CO2 hydrogenation has raised considerable interest due to concerns about climate change. Realizing low-temperature reverse water gas shift (rWGS) reaction remains a significant challenge in the context of coupling it with the C–C growth reactions to convert CO2 to C2+ fuels. We carried out systematic DFT simulations to unveil the underlying low-temperature mechanism for the selective hydrogenation of CO2 to produce CO, over a variety of metal-based single atom catalysts (SACs) supported on the nitrogen-doped graphite.

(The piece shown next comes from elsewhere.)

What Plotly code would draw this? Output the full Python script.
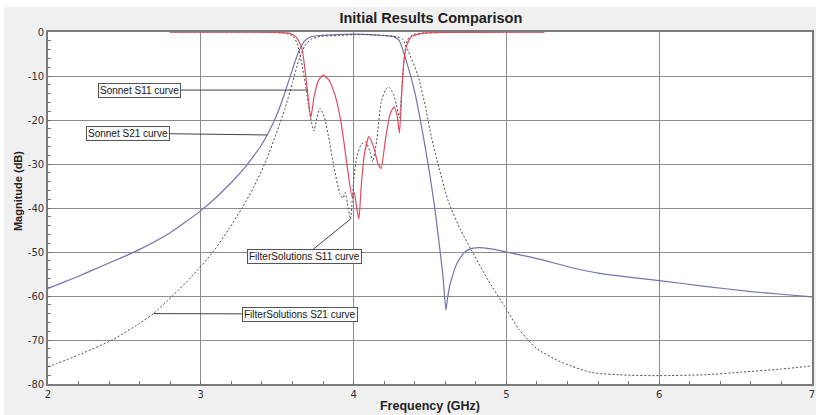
import plotly.graph_objects as go

# --- Sonnet S21 (EM simulation, insertion loss) ---
sonnet_s21_f = [2.0, 2.1, 2.2, 2.3, 2.4, 2.5, 2.6, 2.7, 2.8, 2.9, 3.0, 3.1, 3.2, 3.3, 3.35,
                3.4, 3.45, 3.5, 3.55, 3.6, 3.64, 3.68, 3.72, 3.78, 3.9, 4.0, 4.1, 4.2, 4.26,
                4.30, 4.34, 4.40, 4.45, 4.49, 4.53, 4.583, 4.604, 4.615, 4.63, 4.646, 4.665,
                4.689, 4.72, 4.755, 4.82, 4.9, 5.0, 5.2, 5.41, 5.6, 5.8, 6.0, 6.3, 6.6, 6.8, 7.0]
sonnet_s21_db = [-58.3, -56.9, -55.5, -54.0, -52.5, -51.0, -49.4, -47.6, -45.6, -43.2, -40.6,
                 -37.6, -34.2, -30.3, -28.0, -25.5, -22.4, -18.6, -13.8, -8.5, -4.5, -2.0, -1.1,
                 -0.8, -0.6, -0.5, -0.6, -0.8, -1.0, -2.0, -6.0, -13.6, -22.5, -30.5, -39.7,
                 -54.8, -63.2, -60.5, -57.5, -55.6, -53.5, -51.8, -50.3, -49.4, -49.0, -49.3,
                 -50.0, -51.5, -53.4, -54.8, -55.7, -56.5, -57.8, -59.0, -59.6, -60.2]

# --- FilterSolutions S21 (ideal synthesis) ---
fs_s21_f = [2.0, 2.2, 2.42, 2.6, 2.69, 2.82, 2.94, 3.08, 3.18, 3.27, 3.35, 3.43, 3.50, 3.55, 3.60,
            3.64, 3.68, 3.72, 3.78, 3.9, 4.0, 4.1, 4.2, 4.28, 4.32, 4.36, 4.42, 4.47, 4.51, 4.56,
            4.62, 4.70, 4.77, 4.88, 5.0, 5.08, 5.2, 5.37, 5.56, 5.8, 6.0, 6.3, 6.54, 6.8, 7.0]
fs_s21_db = [-76.1, -73.4, -70.0, -66.2, -64.0, -59.8, -55.6, -50.0, -45.0, -40.0, -35.0, -29.0,
             -22.5, -17.5, -11.5, -6.5, -3.2, -1.7, -1.0, -0.8, -0.6, -0.6, -0.8, -1.1, -1.6,
             -4.5, -9.8, -17.0, -24.0, -31.0, -38.5, -45.0, -49.5, -56.4, -63.0, -67.5, -72.0,
             -75.2, -77.4, -78.0, -78.1, -77.9, -77.3, -76.6, -75.9]

# --- Sonnet S11 (return loss) ---
sonnet_s11_f = [2.8, 3.2, 3.5, 3.58, 3.62, 3.66, 3.68, 3.70, 3.72, 3.74, 3.77, 3.80, 3.84, 3.88,
                3.92, 3.96, 3.99, 4.005, 4.02, 4.035, 4.05, 4.07, 4.10, 4.13, 4.16, 4.18, 4.21,
                4.24, 4.265, 4.285, 4.30, 4.315, 4.33, 4.35, 4.38, 4.45, 4.6, 5.0, 5.25]
sonnet_s11_db = [-0.05, -0.05, -0.1, -0.3, -1.0, -3.5, -8.0, -14.0, -19.5, -15.0, -11.0, -9.8,
                 -11.0, -14.5, -21.0, -31.0, -37.5, -36.5, -40.0, -42.5, -35.0, -28.0, -23.8,
                 -26.0, -30.0, -31.0, -24.0, -18.5, -17.0, -19.0, -23.0, -14.0, -6.5, -2.8,
                 -1.0, -0.3, -0.1, -0.05, -0.05]

# --- FilterSolutions S11 ---
fs_s11_f = [2.8, 3.2, 3.45, 3.55, 3.60, 3.63, 3.66, 3.69, 3.71, 3.74, 3.76, 3.78, 3.81, 3.84,
            3.87, 3.91, 3.93, 3.945, 3.965, 3.98, 4.0, 4.02, 4.05, 4.08, 4.11, 4.125, 4.15,
            4.18, 4.21, 4.23, 4.26, 4.28, 4.30, 4.315, 4.33, 4.35, 4.38, 4.45, 4.6, 5.0, 5.25]
fs_s11_db = [-0.05, -0.05, -0.1, -0.3, -0.8, -2.5, -7.0, -13.0, -18.0, -22.5, -19.5, -17.3,
             -19.5, -24.5, -30.5, -36.7, -37.8, -36.5, -40.0, -42.5, -34.0, -28.5, -25.5,
             -25.0, -27.5, -29.5, -25.0, -16.0, -13.0, -12.5, -14.0, -16.5, -19.5, -13.0,
             -6.0, -2.0, -0.7, -0.2, -0.05, -0.05, -0.05]

x_ticks = [2, 3, 4, 5, 6, 7]
y_ticks = [0, -10, -20, -30, -40, -50, -60, -70, -80]

# Callout labels: (text, label x, label y, target x, target y)
callouts = [
    ("Sonnet S11 curve", 2.60, -13.2, 3.697, -13.2),
    ("Sonnet S21 curve", 2.522, -23.0, 3.434, -23.4),
    ("FilterSolutions S11 curve", 3.678, -51.0, 3.98, -42.5),
    ("FilterSolutions S21 curve", 3.651, -64.1, 2.69, -64.0),
]

BLUE = "#7272b4"
RED = "#e24a5c"
DOT = "#4a4a4a"
BASE_FONT = "Liberation Sans, Arial, sans-serif"

fig = go.Figure()
fig.add_trace(go.Scatter(x=sonnet_s21_f, y=sonnet_s21_db, mode="lines", name="Sonnet S21",
                         line=dict(color=BLUE, width=1.2, shape="spline", smoothing=0.5)))
fig.add_trace(go.Scatter(x=fs_s21_f, y=fs_s21_db, mode="lines", name="FilterSolutions S21",
                         line=dict(color=DOT, width=1, dash="2px,2px", shape="spline", smoothing=0.6)))
fig.add_trace(go.Scatter(x=fs_s11_f, y=fs_s11_db, mode="lines", name="FilterSolutions S11",
                         line=dict(color=DOT, width=1, dash="2px,2px", shape="spline", smoothing=0.5)))
fig.add_trace(go.Scatter(x=sonnet_s11_f, y=sonnet_s11_db, mode="lines", name="Sonnet S11",
                         line=dict(color=RED, width=1.2, shape="spline", smoothing=0.5)))

for text, lx, ly, tx, ty in callouts:
    fig.add_annotation(
        x=tx, y=ty, ax=lx, ay=ly, xref="x", yref="y", axref="x", ayref="y",
        text=text, showarrow=True, arrowhead=0, arrowwidth=1, arrowcolor="#444",
        font=dict(family=BASE_FONT, size=10, color="#222"),
        bgcolor="#fafafa", bordercolor="#555", borderwidth=1, borderpad=1,
    )

# vertical axis title, placed beside the tick labels
fig.add_annotation(
    text="<b>Magnitude (dB)</b>", textangle=-90,
    xref="paper", yref="paper", x=(18 - 48) / 766, y=(384 - 191) / 352,
    xanchor="center", yanchor="middle", showarrow=False,
    font=dict(family=BASE_FONT, size=11, color="#222"),
)

# thin white frame along the top and left edges of the grey panel
fig.add_shape(type="rect", xref="paper", yref="paper", x0=-0.07, x1=1.01, y0=1.071, y1=1.1,
              fillcolor="white", line=dict(width=0))
fig.add_shape(type="rect", xref="paper", yref="paper", x0=-0.07, x1=-0.0574, y0=-0.1, y1=1.1,
              fillcolor="white", line=dict(width=0))

axis_common = dict(
    showgrid=True, gridcolor="#8c8c8c", gridwidth=1, zeroline=False,
    showline=True, linecolor="#7a7a7a", linewidth=1.6, mirror=True, layer="below traces",
    ticks="inside", ticklen=3, tickcolor="#666",
    tickfont=dict(family="DejaVu Sans, sans-serif", size=10, color="#333"),
)

fig.update_layout(
    width=816, height=415,
    margin=dict(l=48, r=2, t=32, b=31),
    paper_bgcolor="#f0f0f0", plot_bgcolor="white",
    showlegend=False,
    title=dict(text="<b>Initial Results Comparison</b>", x=0.528, xanchor="center",
               y=1 - 18 / 415, yanchor="middle", yref="container",
               font=dict(family=BASE_FONT, size=14.5, color="#222")),
    xaxis=dict(
        range=[2, 7], tickvals=x_ticks, ticktext=[str(v) for v in x_ticks],
        minor=dict(dtick=0.2, ticks="inside", ticklen=3, tickcolor="#777", showgrid=False),
        title=dict(text="<b>Frequency (GHz)</b>", standoff=2,
                   font=dict(family=BASE_FONT, size=12.5, color="#222")),
        **axis_common,
    ),
    yaxis=dict(
        range=[-80, 0], tickvals=y_ticks, ticktext=[str(v) for v in y_ticks],
        minor=dict(dtick=2, ticks="inside", ticklen=3, tickcolor="#777", showgrid=False),
        **axis_common,
    ),
)

fig.write_html("out.html")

Group VIB metal-based SACs outperformed other 15 metal candidates in terms of versatile capacities in both selective activation of CO2 molecule and facilitating escaping of CO and H2O. Mo1/N3-Gt was especially outstanding by giving rise to spontaneous production of CO and O∗ through an effective electron injection into the CO2 molecule. Water formation has been identified as the potential rate-controlling step in such a catalytic reaction over Mo1/N3-Gt with an energy barrier of 1.10 eV. Herein, the H migration played a pivotal role and had tight affinity to the charge of H∗ on the active site of catalyst. The dynamic coordination environment of Moδ+ was revealed to be the dominant factor affecting the surface H∗ charge, leading to a variety of hydrogenation behaviors. The electron-deficient ligands of CO2 and O∗ on Mo1/N3-Gt, as well as additional adsorbed H2, were effective in adjusting the 4d and 5s electronic structure of central Mo and consequently resulted in nearly electric neutral surface H∗s, thus most benefiting the hydrogenation process. The optimal charge of the coordinated Mo for an outstanding selective hydrogenation performance in this scenario was found to be no less than +1.7e.